Now when we factorise in the following way we get different answers:
$x^2-2x=8$
$x(x-2)=8$ [How can this be!?]
And we get $x=8$ or $x=10$ [How!?]
I am very confused.
On
You should notice that's only when ab=0 then a=0 or b=0 but when you have a*b=8 you can't say a=8 or b=8 for instance a could be equal to 4 and b to 2
On
Spenser's answer is great because it addresses the general issue. Perhaps to add some clarity, let's look at your particular quandary.
You realized that $$ x^2-2x-8 = 0\Longleftrightarrow (x-4)(x+2)=0\Longleftrightarrow x=4,-2. $$ Okay. That's great. Now we can rearrange, as you did, for the following: $$ x^2-2x-8=0\Longleftrightarrow x^2-2x=8\Longleftrightarrow x(x-2)=8\Longleftrightarrow x=? $$ Try plugging in $x=8$ or $x=10$. They do not work. However, plugging in $x=4$ and $x=-2$ works. It's simply less obvious that these $x$-values work when you express your quadratic in this way.
On
You should do a simple sanity check in a case like this. Plug your answer back into the original equation and make sure it works. Use a calculator and nothing more complicated:
Your tentative answers $x = 4, -2, 8, 10$ check out as
$$(4)^2-2\times(4)-8\stackrel{?}{=}0\space \space \checkmark$$ $$(-2)^2-2\times(-2)-8\stackrel{?}{=}0\space \space \checkmark$$ $$(8)^2-2\times(8)-8\stackrel{?}{=}0\space \space NO!$$ $$(10)^2-2\times(10)-8\stackrel{?}{=}0\space \space NO!$$
Your mistake is to assume that for $a,b,c\in\mathbb{R}$, $$ab=c\quad\implies\quad a=c\quad\text{or}\quad b=c.\tag{1}$$ This is not true in general.
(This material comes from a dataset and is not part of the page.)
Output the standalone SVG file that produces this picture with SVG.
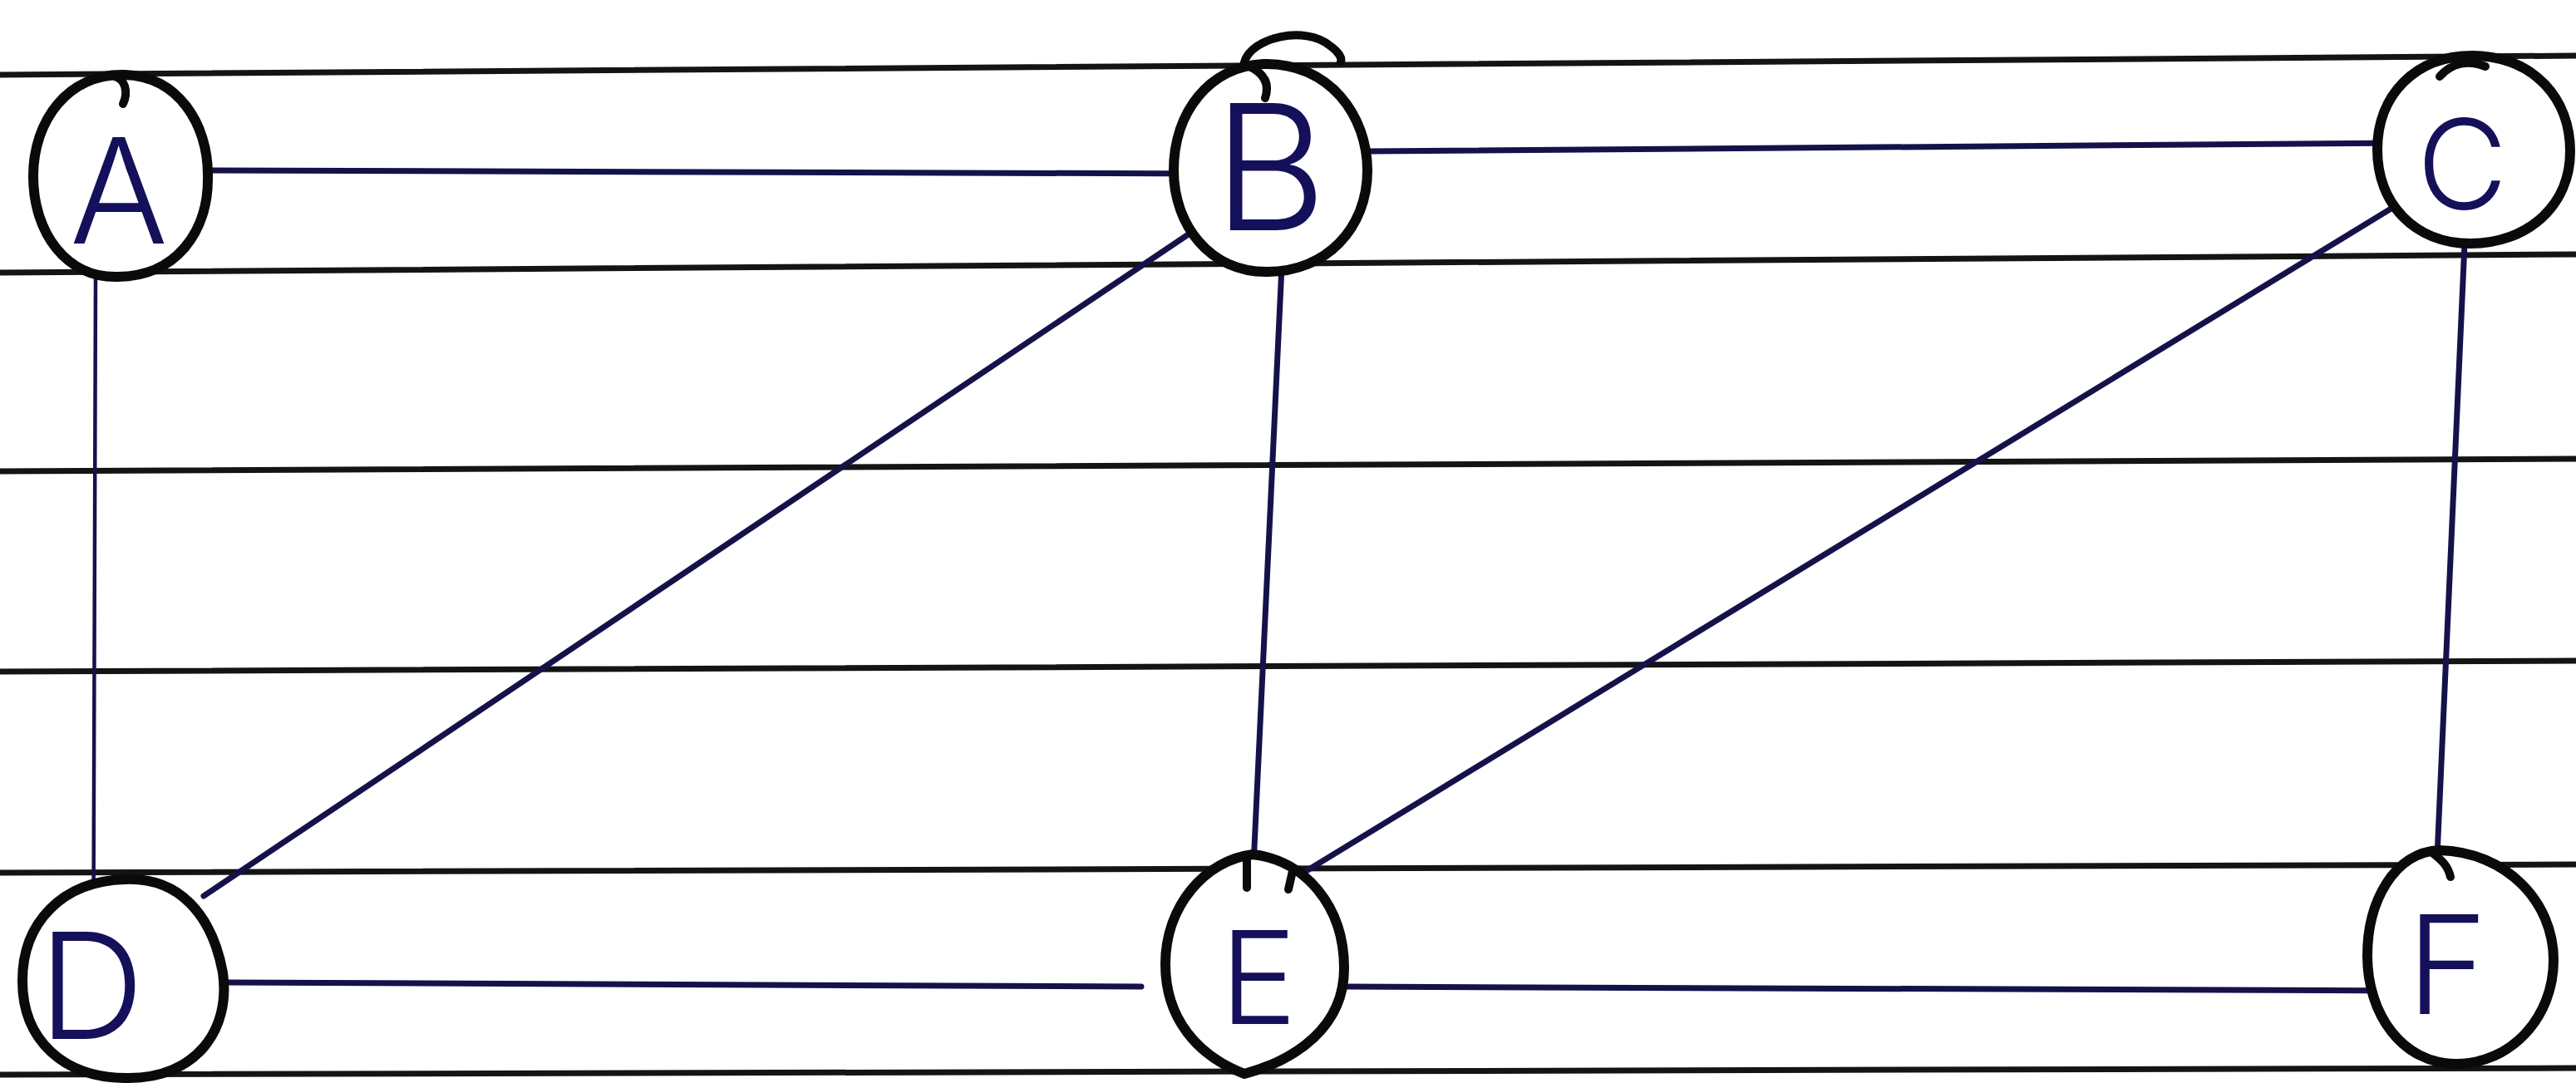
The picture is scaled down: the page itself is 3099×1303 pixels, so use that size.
<svg xmlns="http://www.w3.org/2000/svg" width="3099" height="1303" viewBox="0 0 3099 1303">
  <style>
    .rule { stroke: #141414; stroke-width: 7; fill: none; stroke-linecap: round; }
    .edge { stroke: #15124a; stroke-width: 7; fill: none; stroke-linecap: round; }
    .thin { stroke-width: 4.5; }
    .ring { stroke: #0a0a0a; stroke-width: 12; fill: #ffffff; stroke-linejoin: round; }
    .pen { stroke: #0a0a0a; stroke-width: 10; fill: none; stroke-linecap: round; }
    .lbl { font-family: "Inter", "Liberation Sans", sans-serif; font-weight: 300; fill: #14105a; text-anchor: middle; }
  </style>
  <rect width="3099" height="1303" fill="#ffffff"/>

  <!-- ruled notebook paper -->
  <g id="paper">
    <line class="rule" x1="0" y1="90" x2="3099" y2="67"/>
    <line class="rule" x1="0" y1="328" x2="3099" y2="306"/>
    <line class="rule" x1="0" y1="567" x2="3099" y2="552"/>
    <line class="rule" x1="0" y1="808" x2="3099" y2="795"/>
    <line class="rule" x1="0" y1="1050" x2="3099" y2="1040"/>
    <line class="rule" x1="0" y1="1293" x2="3099" y2="1285"/>
  </g>

  <!-- edges -->
  <g id="connectors">
    <line class="edge" x1="250" y1="205" x2="1460" y2="209"/>
    <line class="edge" x1="1647" y1="182" x2="2897" y2="172"/>
    <line class="edge thin" x1="115" y1="333" x2="112" y2="1247"/>
    <line class="edge" x1="1437" y1="277" x2="245" y2="1078"/>
    <line class="edge" x1="1542" y1="320" x2="1507" y2="1062"/>
    <line class="edge" x1="2883" y1="247" x2="1573" y2="1047"/>
    <line class="edge" x1="2965" y1="293" x2="2932" y2="1030"/>
    <line class="edge" x1="270" y1="1182" x2="1373" y2="1187"/>
    <line class="edge" x1="1617" y1="1187" x2="2893" y2="1192"/>
  </g>

  <g id="node-A">
    <path class="ring" d="M150 90 C215 92 250 150 250 210 C252 280 210 333 142 333 C80 335 40 280 40 212 C40 145 82 88 150 90 Z"/>
    <path class="pen" d="M138 92 C150 95 155 110 148 125"/>
    <text class="lbl" x="143" y="293" font-size="176">A</text>
  </g>

  <g id="node-B">
    <path class="ring" d="M1520 77 C1600 75 1645 140 1645 205 C1645 275 1595 327 1525 327 C1455 328 1412 270 1412 205 C1412 135 1455 80 1520 77 Z"/>
    <path class="pen" d="M1497 75 C1505 45 1570 30 1600 55 C1610 62 1615 70 1613 74"/>
    <path class="pen" d="M1503 80 C1520 88 1528 100 1522 118"/>
    <text class="lbl" x="1528" y="277" font-size="210">B</text>
  </g>

  <g id="node-C">
    <path class="ring" d="M2975 67 C3050 68 3092 120 3092 182 C3092 248 3040 293 2972 293 C2905 293 2860 245 2860 180 C2860 115 2905 67 2975 67 Z"/>
    <path class="pen" d="M2935 92 C2950 75 2970 72 2990 80"/>
    <text class="lbl" x="2962" y="252" font-size="150">C</text>
  </g>

  <g id="node-D">
    <path class="ring" d="M150 1058 C215 1055 255 1100 268 1170 C278 1240 235 1297 155 1297 C75 1298 27 1250 27 1180 C27 1110 75 1060 150 1058 Z"/>
    <text class="lbl" x="110" y="1250" font-size="177">D</text>
  </g>

  <g id="node-E">
    <path class="ring" d="M1507 1028 C1570 1035 1617 1090 1617 1165 C1617 1235 1560 1275 1497 1292 C1440 1270 1402 1225 1402 1160 C1402 1090 1450 1035 1507 1028 Z"/>
    <path class="pen" d="M1500 1035 L1500 1068"/>
    <path class="pen" d="M1555 1048 L1550 1070"/>
    <text class="lbl" x="1514" y="1232" font-size="156">E</text>
  </g>

  <g id="node-F">
    <path class="ring" d="M2935 1023 C3015 1025 3072 1085 3072 1155 C3072 1225 3020 1280 2955 1280 C2890 1280 2848 1220 2848 1150 C2848 1085 2880 1025 2935 1023 Z"/>
    <path class="pen" d="M2925 1025 C2938 1035 2945 1042 2948 1055"/>
    <text class="lbl" x="2944" y="1220" font-size="165">F</text>
  </g>
</svg>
For example $2\times\frac{1}{2}=1$, but neither $2=1$ nor $\frac{1}{2}=1$.
Further explanations: However, $(1)$ is true when $c=0$, and this is why when finding the roots of a polynomial we can factor it and use the argument $$(x-\alpha)(x-\beta)=0\quad\implies\quad x=\alpha\quad\text{or}\quad x=\beta.$$ To prove that if $ab=0$ then $a=0$ or $b=0$, you can argue by contradiction. If both $a\neq 0$ and $b\neq 0$, then surely $ab\neq 0$.